“I wish the timing had been better,” I said. I looked at the roses he gave me. I preferred sunflowers.
“It’s not about the timing,” Sean said. “It’s about what’s right for us.” It had been a year since I’d seen him, but he still talked in that same convincing way that would have anyone ready to believe what he said was true.
“I’m engaged,” I said. “I can’t just walk away from him.”
“Yes you can.”
“It’s not that simple.”
“Why not? Tell him you can’t marry him because you love someone else.”
“I do love him.”
“You said you loved me.”
“I did. But you were never there. Nathan was.”
He looked away and ran his fingers though his hair. “What does that mean for us then?”
I gave the roses back to him. “It means we can’t be together.”
Eight months prior
We’d always be together. That’s what I thought. But here I was laying in a hospital bed with nothing but his rushed emails to keep me company. You’d think he’d write more since he was a journalist. But maybe he was tired of writing after doing it all day. He was probably suffering from jet lag when he wrote them. The travel magazine he worked for kept him going from place to place. Which is why he wasn’t with me during the surgery.
It all happened so fast. The test came back positive for cancer. The operation was scheduled to remove it.
The doctors said everything went well, and here I was resting in a hospital room alone until I fully recovered and could go home.
There was a knock on the door, and in came that man from this morning, Nathan.

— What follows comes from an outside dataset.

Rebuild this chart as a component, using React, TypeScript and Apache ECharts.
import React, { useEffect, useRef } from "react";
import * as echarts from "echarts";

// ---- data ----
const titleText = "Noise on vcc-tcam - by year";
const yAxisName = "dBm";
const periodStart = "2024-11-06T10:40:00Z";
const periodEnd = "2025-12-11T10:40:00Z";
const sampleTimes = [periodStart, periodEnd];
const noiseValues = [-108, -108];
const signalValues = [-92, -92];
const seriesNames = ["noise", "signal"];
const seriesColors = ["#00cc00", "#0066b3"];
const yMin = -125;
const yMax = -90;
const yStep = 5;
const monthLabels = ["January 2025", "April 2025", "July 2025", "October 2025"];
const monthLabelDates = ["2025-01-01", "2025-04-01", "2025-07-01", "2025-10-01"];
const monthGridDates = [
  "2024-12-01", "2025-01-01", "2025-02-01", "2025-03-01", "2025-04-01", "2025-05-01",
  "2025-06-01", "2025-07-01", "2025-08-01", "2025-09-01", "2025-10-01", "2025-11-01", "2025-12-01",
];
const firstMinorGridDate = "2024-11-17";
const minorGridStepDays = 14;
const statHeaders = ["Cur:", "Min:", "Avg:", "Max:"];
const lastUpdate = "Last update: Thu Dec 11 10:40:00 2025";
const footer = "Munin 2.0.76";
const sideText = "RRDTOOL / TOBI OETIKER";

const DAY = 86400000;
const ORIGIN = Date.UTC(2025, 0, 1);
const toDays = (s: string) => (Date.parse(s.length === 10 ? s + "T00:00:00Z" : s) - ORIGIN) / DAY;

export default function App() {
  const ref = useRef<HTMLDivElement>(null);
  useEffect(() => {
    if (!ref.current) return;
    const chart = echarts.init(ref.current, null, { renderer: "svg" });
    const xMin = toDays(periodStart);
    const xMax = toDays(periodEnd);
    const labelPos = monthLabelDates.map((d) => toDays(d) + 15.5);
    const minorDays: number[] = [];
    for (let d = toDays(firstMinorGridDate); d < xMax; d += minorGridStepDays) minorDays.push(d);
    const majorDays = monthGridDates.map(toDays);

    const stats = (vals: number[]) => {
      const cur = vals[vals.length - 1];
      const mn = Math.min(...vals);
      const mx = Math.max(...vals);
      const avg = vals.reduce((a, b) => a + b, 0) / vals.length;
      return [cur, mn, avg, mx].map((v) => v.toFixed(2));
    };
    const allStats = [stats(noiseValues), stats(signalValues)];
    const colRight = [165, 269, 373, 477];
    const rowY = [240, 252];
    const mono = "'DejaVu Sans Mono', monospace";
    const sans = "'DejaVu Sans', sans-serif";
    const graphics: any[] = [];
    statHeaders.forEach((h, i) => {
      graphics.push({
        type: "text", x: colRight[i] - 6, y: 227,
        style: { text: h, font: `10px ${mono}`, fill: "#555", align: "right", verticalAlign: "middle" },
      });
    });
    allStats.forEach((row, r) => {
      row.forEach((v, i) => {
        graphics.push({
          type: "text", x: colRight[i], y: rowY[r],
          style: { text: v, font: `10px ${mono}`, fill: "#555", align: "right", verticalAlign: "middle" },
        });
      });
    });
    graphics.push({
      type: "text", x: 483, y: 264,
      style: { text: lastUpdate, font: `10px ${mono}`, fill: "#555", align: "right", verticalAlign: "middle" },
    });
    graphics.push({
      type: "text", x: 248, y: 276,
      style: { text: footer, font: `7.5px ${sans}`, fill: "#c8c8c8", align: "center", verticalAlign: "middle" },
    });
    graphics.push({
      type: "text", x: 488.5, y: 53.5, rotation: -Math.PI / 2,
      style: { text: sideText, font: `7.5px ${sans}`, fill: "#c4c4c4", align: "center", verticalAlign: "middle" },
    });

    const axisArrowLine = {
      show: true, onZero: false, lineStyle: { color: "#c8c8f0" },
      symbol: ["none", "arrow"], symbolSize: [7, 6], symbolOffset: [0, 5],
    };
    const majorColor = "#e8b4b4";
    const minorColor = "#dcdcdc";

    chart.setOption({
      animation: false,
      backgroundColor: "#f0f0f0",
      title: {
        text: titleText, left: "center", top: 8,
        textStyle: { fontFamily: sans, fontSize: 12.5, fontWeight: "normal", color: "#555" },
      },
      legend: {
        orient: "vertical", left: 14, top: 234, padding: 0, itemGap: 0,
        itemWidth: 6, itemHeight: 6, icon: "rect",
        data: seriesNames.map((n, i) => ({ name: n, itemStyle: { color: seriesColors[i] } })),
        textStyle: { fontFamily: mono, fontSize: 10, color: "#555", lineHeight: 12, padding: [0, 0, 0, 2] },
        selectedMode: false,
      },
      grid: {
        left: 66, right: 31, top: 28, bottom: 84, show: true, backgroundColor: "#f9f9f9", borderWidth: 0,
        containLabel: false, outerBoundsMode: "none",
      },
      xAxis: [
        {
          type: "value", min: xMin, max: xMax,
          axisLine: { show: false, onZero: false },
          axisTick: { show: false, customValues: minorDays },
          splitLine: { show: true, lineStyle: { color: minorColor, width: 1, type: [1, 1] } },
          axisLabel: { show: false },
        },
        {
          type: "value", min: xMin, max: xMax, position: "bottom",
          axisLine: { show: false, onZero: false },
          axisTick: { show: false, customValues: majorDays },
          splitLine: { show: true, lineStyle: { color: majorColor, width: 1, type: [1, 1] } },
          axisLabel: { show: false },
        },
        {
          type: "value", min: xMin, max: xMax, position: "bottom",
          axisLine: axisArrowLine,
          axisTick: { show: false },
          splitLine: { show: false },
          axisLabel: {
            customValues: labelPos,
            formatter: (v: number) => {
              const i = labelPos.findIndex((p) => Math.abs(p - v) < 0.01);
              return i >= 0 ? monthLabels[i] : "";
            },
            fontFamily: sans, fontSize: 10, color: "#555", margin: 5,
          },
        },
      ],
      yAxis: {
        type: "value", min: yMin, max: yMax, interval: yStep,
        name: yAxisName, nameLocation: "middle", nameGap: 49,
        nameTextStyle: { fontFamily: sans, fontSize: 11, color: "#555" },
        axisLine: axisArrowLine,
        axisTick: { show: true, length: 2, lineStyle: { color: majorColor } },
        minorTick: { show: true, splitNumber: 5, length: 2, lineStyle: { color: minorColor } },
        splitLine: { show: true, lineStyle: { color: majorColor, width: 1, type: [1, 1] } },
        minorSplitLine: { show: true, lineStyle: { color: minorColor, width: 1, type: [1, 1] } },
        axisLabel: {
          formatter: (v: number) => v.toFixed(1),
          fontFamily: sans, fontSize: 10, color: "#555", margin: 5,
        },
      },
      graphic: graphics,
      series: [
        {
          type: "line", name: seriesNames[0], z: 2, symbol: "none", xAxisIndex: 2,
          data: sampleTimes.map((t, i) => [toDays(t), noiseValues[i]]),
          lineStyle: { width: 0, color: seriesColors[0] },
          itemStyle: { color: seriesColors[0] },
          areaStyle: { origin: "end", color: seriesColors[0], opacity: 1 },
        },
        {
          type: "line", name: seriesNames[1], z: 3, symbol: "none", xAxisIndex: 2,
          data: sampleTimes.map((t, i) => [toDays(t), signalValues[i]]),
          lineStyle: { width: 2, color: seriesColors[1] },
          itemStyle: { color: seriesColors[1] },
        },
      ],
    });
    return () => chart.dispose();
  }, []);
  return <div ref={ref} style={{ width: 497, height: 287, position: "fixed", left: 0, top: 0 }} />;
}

He wasn’t as tall as Sean, but his smile made him seem 6’2. It also chased away my gloomy thoughts.
“I brought you this,” Nathan said, producing a rose from behind his back.
“Oh, you didn’t have to,” I said, but I was touched he’d come all the back here to bring me the rose. This morning he’d come in with a sunflower and a small get-well-soon card. I thought he had the wrong room, but he explained that he passed out flowers and cards to people in the hospital on the weekends. He had cancer himself when he was a teen, and ever since then would bring people in the hospital flowers. As we talked, I mentioned that my favorite flowers were roses.
“Well a favorite flower cheers a person up double the amount of just any other flower,” Nathan said, slipping the rose in the glass jar beside the sunflower.
“Does this mean you’ll be taking the sunflower somewhere else?” I joked. I was smiling for the first time since he left this morning.
“I guess since you’re so pretty, you can have both.” He winked.
I blushed, but enjoyed the compliment. For the first time since Sean left, I didn’t feel alone. I looked at the two flowers setting beside each other in the jar. I was surprised to find myself liking the sunflower more. Maybe my favorites were changing.